2. Aktivitas Produksi
Dalam pemikirann mengenai aktivitas produksi, Al Ghazali membagi aktivitas produksi ke dalam tiga bagian, yaitu :
  1. Industri dasar, yaitu industri yang menjaga kelangsungan hidup manusia. Kelompok ini terdiri dari empat jenis aktivitas, yaitu agrikultur, tekstil, konstruksi, dan aktivitas Negara
  2. Aktivitas penyokong, yaitu aktivitas yang bersifat tambahan bagi industri dasar, seperti industry baja dan eksplorasi
  3. Aktivitas komplementer, yaitu yang berkaitan dengan industry besar seperti penggilingan dan pembakaran produk-produk agrikultur
3. Barter dan Evolusi Uang
Secara umum, Al Ghazali menjelaskan secara komprehensif mengenai permasalahan dalam barter. Beberapa permasalahan barter menurutnya adalah :
  1. Kurang memiliki angka penyebut yang sama
  2. Barang tidak dapat dibagi-bagi
  3. Keharusan adanya dua keinginan yang sama
Lalu secara khusus, Al Ghazali membahas mengenai uang sebagi alat tukar, yaitu dinar dirham. Menurutnya uang akan memiliki nilai jika digunakan dalam suatu pertukaran. Namun Al Ghazali juga membahas mengenai permasalahan mengenai uang, yaitu terkait penimbunan uang dan mengubah bantuk uang ke dalam bentuk lain. Untuk permasalahan ini, Al Ghazali mengutuk keras, terhadap pelakunya. Selain itu dia juga mengecam, pencampuran uang dinar dan dirham dengan logam lain yang bernilai rendah, karena hal ini dapat mengurangi nilai uang.
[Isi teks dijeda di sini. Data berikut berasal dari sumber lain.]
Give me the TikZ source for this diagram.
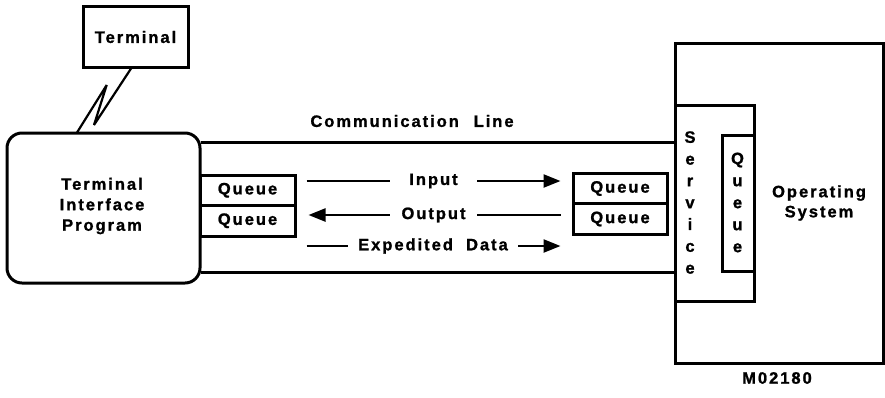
\documentclass[tikz,border=0pt]{standalone}
\usepackage{fontspec}
\setmainfont{Liberation Sans}[LetterSpace=12, BoldFeatures={FakeBold=1.2}]
\usetikzlibrary{arrows.meta}
\tikzset{
  lbl/.style={font=\bfseries\fontsize{16.5}{19}\selectfont, inner sep=0pt},
  box/.style={draw, line width=3pt, fill=white, inner sep=0pt},
  wire/.style={line width=3pt},
  flow/.style={line width=2.4pt},
  tip/.style={-{Triangle[length=17pt,width=13pt]}},
  stack/.style={lbl, align=center, font=\bfseries\fontsize{16.5}{21.8}\selectfont}
}
\begin{document}
\begin{tikzpicture}[x=1pt, y=-1pt]
\useasboundingbox (0,0) rectangle (885,397);

% terminal and terminal interface program
\node[box, minimum width=105pt, minimum height=61pt] (term) at (135.5,37) {};
\node[lbl] at (term) {Terminal};
\node[box, rounded corners=15pt, minimum width=193pt, minimum height=150pt] (tip) at (103.5,208) {};
\node[lbl, align=center, font=\bfseries\fontsize{16.5}{20.5}\selectfont] at (102,206) {Terminal\\Interface\\Program};

% link between terminal and program
\coordinate (lt) at (131.7,67.5);
\coordinate (lb) at (76.7,133);
\draw[line width=2.2pt, line join=miter, miter limit=4] (lb) -- (106.7,85) -- (94,125) -- (lt);

% operating system with its service box
\node[box, minimum width=208pt, minimum height=320pt] (os) at (779,203) {};
\node[lbl, align=center, font=\bfseries\fontsize{16.5}{20}\selectfont] at (819,203) {Operating\\System};
\node[box, minimum width=79pt, minimum height=196pt] (svc) at (714.5,203) {};
\node[box, minimum width=32pt, minimum height=136pt] (sq) at (738,203) {};
\node[stack] at (690,202.5) {S\\e\\r\\v\\i\\c\\e};
\node[stack, font=\bfseries\fontsize{16.5}{22}\selectfont] at (737.5,202.5) {Q\\u\\e\\u\\e};

% communication line
\coordinate (cltop) at (0,142.5);
\coordinate (clbot) at (0,272.5);
\draw[wire] ([xshift=-1pt]tip.east |- cltop) -- (svc.west |- cltop);
\draw[wire] ([xshift=-1pt]tip.east |- clbot) -- (svc.west |- clbot);
\node[lbl] (cl) at (412,121) {Communication\hspace{0.9em}Line};

% queues at both ends
\node[box, minimum width=95pt, minimum height=30.5pt] (lq1) at (247.5,190.25) {};
\node[box, minimum width=95pt, minimum height=30.5pt] (lq2) at (247.5,220.75) {};
\node[box, minimum width=94pt, minimum height=30.5pt] (rq1) at (620,188.5) {};
\node[box, minimum width=94pt, minimum height=30.5pt] (rq2) at (620,219) {};
\foreach \q in {lq1,lq2,rq1,rq2} \node[lbl] at (\q) {Queue};

% traffic labels
\node[lbl, minimum width=87pt] (in) at (433.5,181) {Input};
\node[lbl, minimum width=87pt] (out) at (433.5,215) {Output};
\node[lbl, minimum width=170pt] (exp) at (433,246) {Expedited\hspace{0.8em}Data};

% traffic arrows
\draw[flow] ([xshift=10pt]lq1.east |- in) -- (in.west);
\draw[flow, tip] (in.east) -- ([xshift=-11pt]rq1.west |- in);
\draw[flow, tip] (out.west) -- ([xshift=12pt]lq2.east |- out);
\draw[flow] (out.east) -- ([xshift=-11pt]rq2.west |- out);
\draw[flow] ([xshift=10pt]lq2.east |- exp) -- (exp.west);
\draw[flow, tip] (exp.east) -- ([xshift=-11pt]rq2.west |- exp);

% drawing number
\node[lbl] (num) at (777,378) {M02180};
\end{tikzpicture}
\end{document}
TEORI NILAI TUKAR DALAM ISLAM

Kebijakan nilai tukar uang dalam islam menggunakan sistem “Managed Floating”, nilai tukar merupakan kebijakan pemerintah namun pemerintah tidak mencampuri keseimbangan yang terjadi di pasar kecuali terjadi hal-hal yang mengganggu keseimbangan itu sendiri.
Perubahan harga di dalam negeri disebabkan fluktuasi mata uang, penyebabknya dibedakan menjadi 2 (dua):
1.        Natural exchange rate fluctuation, fluktuasi nilai tukar uang disebabkan adanya perubahan-perubahan pada aggregate supply dan aggregate demand.
2.        Human error exchange rate fluctuation, fluktuasi nilai tukar yang disebabkan karena perilaku manusia seperti korupsi dan administrasi yang buruk, pajak yang yang terlalu tinggi, dan pencetakan uang berlebihan dengan tujuan mencari untung banyak.
Sedangkan, perubahan harga di luar negeri dapat disebabkan 2 (dua) hal:
1.        Non-engineered/non-manipulated changes, perubahan yang terjadi tidak disebabkan adanya manipulasi (yang merugikan) oleh pihak-pihak tertentu.
Unsterilized intervention à menambah jumlah mata uang dalam negeri dengan mencetak
Sterilized intervention à menambah jumlah mata uang dalam negeri dengan menjual aset lain.
2.        Engineered/manipulated changes, perubahan ini disebabkan adanya manipulasi yang dilakukan pihak-pihak tertentu untuk merugikan pihak lainnya.
-       Ikhtikar, melakukan penimbunan mata uang dan dilepaskan ketika nilai tukarnya melemah.
-       Ba’i najasy, dengan adanya forward transaction yang dikombinasikan dengan margin trading.